Written instruction ->
Return each line of the data below exactly, omitting any pictures.

Given data ->
________________________________________

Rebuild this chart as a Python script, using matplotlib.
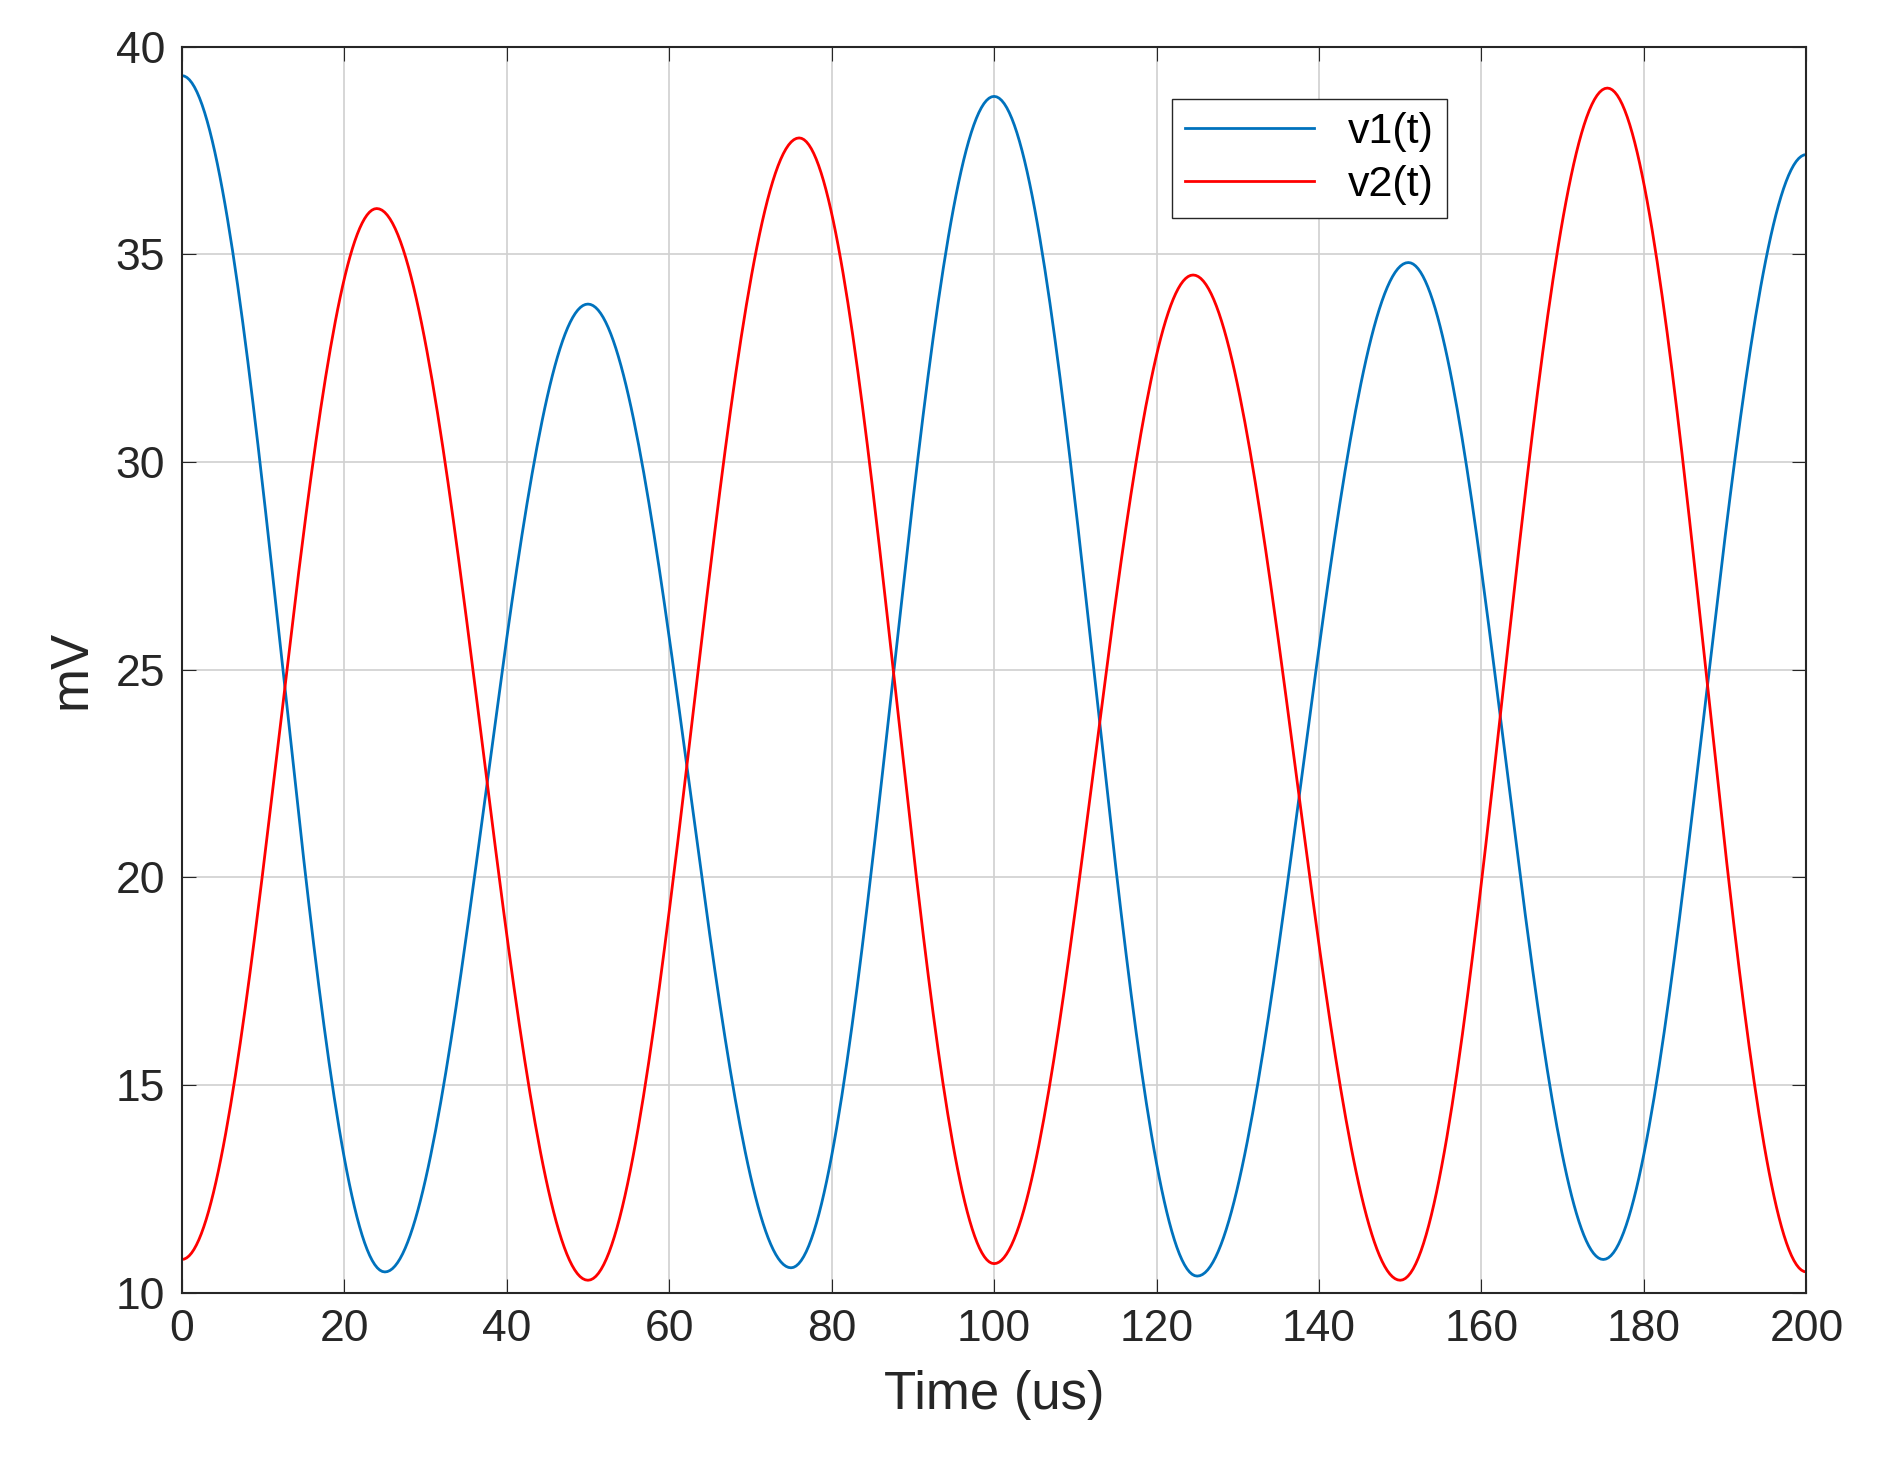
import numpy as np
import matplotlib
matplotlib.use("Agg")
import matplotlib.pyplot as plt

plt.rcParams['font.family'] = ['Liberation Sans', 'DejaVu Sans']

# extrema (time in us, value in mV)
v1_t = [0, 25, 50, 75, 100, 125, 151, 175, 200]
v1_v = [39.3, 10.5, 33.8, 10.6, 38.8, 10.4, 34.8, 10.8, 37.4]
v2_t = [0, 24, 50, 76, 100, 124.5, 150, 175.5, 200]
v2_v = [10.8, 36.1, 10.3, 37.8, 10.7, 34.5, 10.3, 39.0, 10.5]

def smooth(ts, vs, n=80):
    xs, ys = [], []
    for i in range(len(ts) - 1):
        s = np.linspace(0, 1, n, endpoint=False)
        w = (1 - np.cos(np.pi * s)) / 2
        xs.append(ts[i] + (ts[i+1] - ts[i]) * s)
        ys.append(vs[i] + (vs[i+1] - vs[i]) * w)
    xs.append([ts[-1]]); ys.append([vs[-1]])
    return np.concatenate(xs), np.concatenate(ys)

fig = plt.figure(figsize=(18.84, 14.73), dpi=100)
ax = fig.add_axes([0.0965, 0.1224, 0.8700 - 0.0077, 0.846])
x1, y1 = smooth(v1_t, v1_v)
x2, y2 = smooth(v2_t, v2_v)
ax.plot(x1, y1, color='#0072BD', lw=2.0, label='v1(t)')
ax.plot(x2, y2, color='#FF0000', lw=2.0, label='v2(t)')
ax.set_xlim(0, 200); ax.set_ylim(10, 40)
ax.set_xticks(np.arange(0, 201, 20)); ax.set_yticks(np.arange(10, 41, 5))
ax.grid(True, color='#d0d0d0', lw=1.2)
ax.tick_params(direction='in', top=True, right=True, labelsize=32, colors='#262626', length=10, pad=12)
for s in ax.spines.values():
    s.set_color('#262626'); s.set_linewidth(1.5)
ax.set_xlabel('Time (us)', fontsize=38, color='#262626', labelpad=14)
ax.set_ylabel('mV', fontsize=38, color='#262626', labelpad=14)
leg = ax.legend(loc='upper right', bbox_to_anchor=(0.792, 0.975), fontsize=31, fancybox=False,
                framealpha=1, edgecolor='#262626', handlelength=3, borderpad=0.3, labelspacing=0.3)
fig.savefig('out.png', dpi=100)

________________________________________

Solution to this problem ->
Rebuild this chart as a Python script, using matplotlib.
import numpy as np
import matplotlib
matplotlib.use("Agg")
import matplotlib.pyplot as plt

plt.rcParams['font.family'] = ['Liberation Sans', 'DejaVu Sans']

# extrema (time in us, value in mV)
v1_t = [0, 25, 50, 75, 100, 125, 151, 175, 200]
v1_v = [39.3, 10.5, 33.8, 10.6, 38.8, 10.4, 34.8, 10.8, 37.4]
v2_t = [0, 24, 50, 76, 100, 124.5, 150, 175.5, 200]
v2_v = [10.8, 36.1, 10.3, 37.8, 10.7, 34.5, 10.3, 39.0, 10.5]

def smooth(ts, vs, n=80):
    xs, ys = [], []
    for i in range(len(ts) - 1):
        s = np.linspace(0, 1, n, endpoint=False)
        w = (1 - np.cos(np.pi * s)) / 2
        xs.append(ts[i] + (ts[i+1] - ts[i]) * s)
        ys.append(vs[i] + (vs[i+1] - vs[i]) * w)
    xs.append([ts[-1]]); ys.append([vs[-1]])
    return np.concatenate(xs), np.concatenate(ys)

fig = plt.figure(figsize=(18.84, 14.73), dpi=100)
ax = fig.add_axes([0.0965, 0.1224, 0.8700 - 0.0077, 0.846])
x1, y1 = smooth(v1_t, v1_v)
x2, y2 = smooth(v2_t, v2_v)
ax.plot(x1, y1, color='#0072BD', lw=2.0, label='v1(t)')
ax.plot(x2, y2, color='#FF0000', lw=2.0, label='v2(t)')
ax.set_xlim(0, 200); ax.set_ylim(10, 40)
ax.set_xticks(np.arange(0, 201, 20)); ax.set_yticks(np.arange(10, 41, 5))
ax.grid(True, color='#d0d0d0', lw=1.2)
ax.tick_params(direction='in', top=True, right=True, labelsize=32, colors='#262626', length=10, pad=12)
for s in ax.spines.values():
    s.set_color('#262626'); s.set_linewidth(1.5)
ax.set_xlabel('Time (us)', fontsize=38, color='#262626', labelpad=14)
ax.set_ylabel('mV', fontsize=38, color='#262626', labelpad=14)
leg = ax.legend(loc='upper right', bbox_to_anchor=(0.792, 0.975), fontsize=31, fancybox=False,
                framealpha=1, edgecolor='#262626', handlelength=3, borderpad=0.3, labelspacing=0.3)
fig.savefig('out.png', dpi=100)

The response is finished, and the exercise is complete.